— Start of Information provided —
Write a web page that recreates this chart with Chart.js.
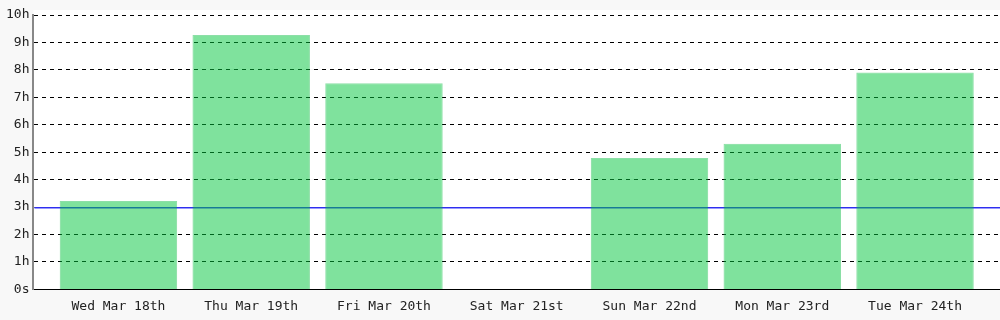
<!DOCTYPE html>
<html>
<head>
<meta charset="utf-8">
<script src="https://cdn.jsdelivr.net/npm/chart.js@4"></script>
<style>
  body { margin: 0; background: #f8f8f8; }
  #wrap { width: 1000px; height: 320px; }
</style>
</head>
<body>
<div id="wrap"><canvas id="hoursChart"></canvas></div>
<script>
// Days shown and hours worked each day
const days = ["Wed Mar 18th", "Thu Mar 19th", "Fri Mar 20th", "Sat Mar 21st", "Sun Mar 22nd", "Mon Mar 23rd", "Tue Mar 24th"];
const hours = [3.22, 9.27, 7.51, 0, 4.79, 5.31, 7.9];
const goalHours = 3;
const yTicks = [0, 1, 2, 3, 4, 5, 6, 7, 8, 9, 10];

// white plot area behind everything
const plotBackground = {
  id: "plotBackground",
  beforeDraw(chart) {
    const { ctx, chartArea } = chart;
    ctx.save();
    ctx.fillStyle = "#ffffff";
    ctx.fillRect(chartArea.left, chartArea.top - 5, chartArea.right - chartArea.left, chartArea.bottom - chartArea.top + 5);
    ctx.restore();
  }
};

// daily goal line, over the grid but under the bars
const goalLine = {
  id: "goalLine",
  beforeDatasetsDraw(chart) {
    const { ctx, chartArea, scales } = chart;
    const row = Math.round(scales.y.getPixelForValue(goalHours) - 0.5);
    const w = chartArea.right - chartArea.left;
    ctx.save();
    // hide the dashed 3h grid line
    ctx.fillStyle = "#ffffff";
    ctx.fillRect(chartArea.left + 1, row - 1, w, 3);
    ctx.fillStyle = "#2f2fee";
    ctx.fillRect(chartArea.left + 1, row, w, 1);
    ctx.fillStyle = "rgba(70, 70, 255, 0.55)";
    ctx.fillRect(chartArea.left + 1, row + 1, w, 1);
    ctx.restore();
  }
};

const font = { family: "'DejaVu Sans Mono', monospace", size: 13 };

new Chart(document.getElementById("hoursChart").getContext("2d"), {
  type: "bar",
  data: {
    datasets: [{
      data: hours.map((h, i) => ({ x: i, y: h })),
      backgroundColor: "rgba(0, 198, 60, 0.5)",
      borderColor: "rgba(0, 185, 60, 0.45)",
      borderWidth: 1,
      barPercentage: 0.885,
      categoryPercentage: 1
    }]
  },
  options: {
    responsive: true,
    maintainAspectRatio: false,
    animation: false,
    layout: { padding: { top: 15, left: 2, right: 0, bottom: 5 } },
    plugins: { legend: { display: false }, tooltip: { enabled: false } },
    scales: {
      x: {
        type: "linear",
        min: -0.64,
        max: 6.64,
        offset: false,
        grid: { display: false, offset: false },
        border: { display: true, color: "#000000", width: 1 },
        ticks: {
          includeBounds: false,
          stepSize: 1,
          autoSkip: false,
          maxRotation: 0,
          color: "#222222",
          font: font,
          padding: 1,
          callback: v => days[v] ?? ""
        }
      },
      y: {
        min: 0,
        max: 10,
        afterBuildTicks: scale => { scale.ticks = yTicks.map(v => ({ value: v })); },
        grid: { color: "#000000", lineWidth: 1, drawTicks: false },
        border: { display: true, color: "#888888", width: 2, dash: [4, 4] },
        ticks: {
          color: "#222222",
          font: font,
          padding: 4,
          callback: v => v === 0 ? "0s" : v + "h"
        }
      }
    }
  },
  plugins: [plotBackground, goalLine]
});
</script>
</body>
</html>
— End of Information provided —
■ **The request**
What is needed is an exact reproduction of the data, pictures excluded.

■ **Solution to this task**
Write a web page that recreates this chart with Chart.js.
<!DOCTYPE html>
<html>
<head>
<meta charset="utf-8">
<script src="https://cdn.jsdelivr.net/npm/chart.js@4"></script>
<style>
  body { margin: 0; background: #f8f8f8; }
  #wrap { width: 1000px; height: 320px; }
</style>
</head>
<body>
<div id="wrap"><canvas id="hoursChart"></canvas></div>
<script>
// Days shown and hours worked each day
const days = ["Wed Mar 18th", "Thu Mar 19th", "Fri Mar 20th", "Sat Mar 21st", "Sun Mar 22nd", "Mon Mar 23rd", "Tue Mar 24th"];
const hours = [3.22, 9.27, 7.51, 0, 4.79, 5.31, 7.9];
const goalHours = 3;
const yTicks = [0, 1, 2, 3, 4, 5, 6, 7, 8, 9, 10];

// white plot area behind everything
const plotBackground = {
  id: "plotBackground",
  beforeDraw(chart) {
    const { ctx, chartArea } = chart;
    ctx.save();
    ctx.fillStyle = "#ffffff";
    ctx.fillRect(chartArea.left, chartArea.top - 5, chartArea.right - chartArea.left, chartArea.bottom - chartArea.top + 5);
    ctx.restore();
  }
};

// daily goal line, over the grid but under the bars
const goalLine = {
  id: "goalLine",
  beforeDatasetsDraw(chart) {
    const { ctx, chartArea, scales } = chart;
    const row = Math.round(scales.y.getPixelForValue(goalHours) - 0.5);
    const w = chartArea.right - chartArea.left;
    ctx.save();
    // hide the dashed 3h grid line
    ctx.fillStyle = "#ffffff";
    ctx.fillRect(chartArea.left + 1, row - 1, w, 3);
    ctx.fillStyle = "#2f2fee";
    ctx.fillRect(chartArea.left + 1, row, w, 1);
    ctx.fillStyle = "rgba(70, 70, 255, 0.55)";
    ctx.fillRect(chartArea.left + 1, row + 1, w, 1);
    ctx.restore();
  }
};

const font = { family: "'DejaVu Sans Mono', monospace", size: 13 };

new Chart(document.getElementById("hoursChart").getContext("2d"), {
  type: "bar",
  data: {
    datasets: [{
      data: hours.map((h, i) => ({ x: i, y: h })),
      backgroundColor: "rgba(0, 198, 60, 0.5)",
      borderColor: "rgba(0, 185, 60, 0.45)",
      borderWidth: 1,
      barPercentage: 0.885,
      categoryPercentage: 1
    }]
  },
  options: {
    responsive: true,
    maintainAspectRatio: false,
    animation: false,
    layout: { padding: { top: 15, left: 2, right: 0, bottom: 5 } },
    plugins: { legend: { display: false }, tooltip: { enabled: false } },
    scales: {
      x: {
        type: "linear",
        min: -0.64,
        max: 6.64,
        offset: false,
        grid: { display: false, offset: false },
        border: { display: true, color: "#000000", width: 1 },
        ticks: {
          includeBounds: false,
          stepSize: 1,
          autoSkip: false,
          maxRotation: 0,
          color: "#222222",
          font: font,
          padding: 1,
          callback: v => days[v] ?? ""
        }
      },
      y: {
        min: 0,
        max: 10,
        afterBuildTicks: scale => { scale.ticks = yTicks.map(v => ({ value: v })); },
        grid: { color: "#000000", lineWidth: 1, drawTicks: false },
        border: { display: true, color: "#888888", width: 2, dash: [4, 4] },
        ticks: {
          color: "#222222",
          font: font,
          padding: 4,
          callback: v => v === 0 ? "0s" : v + "h"
        }
      }
    }
  },
  plugins: [plotBackground, goalLine]
});
</script>
</body>
</html>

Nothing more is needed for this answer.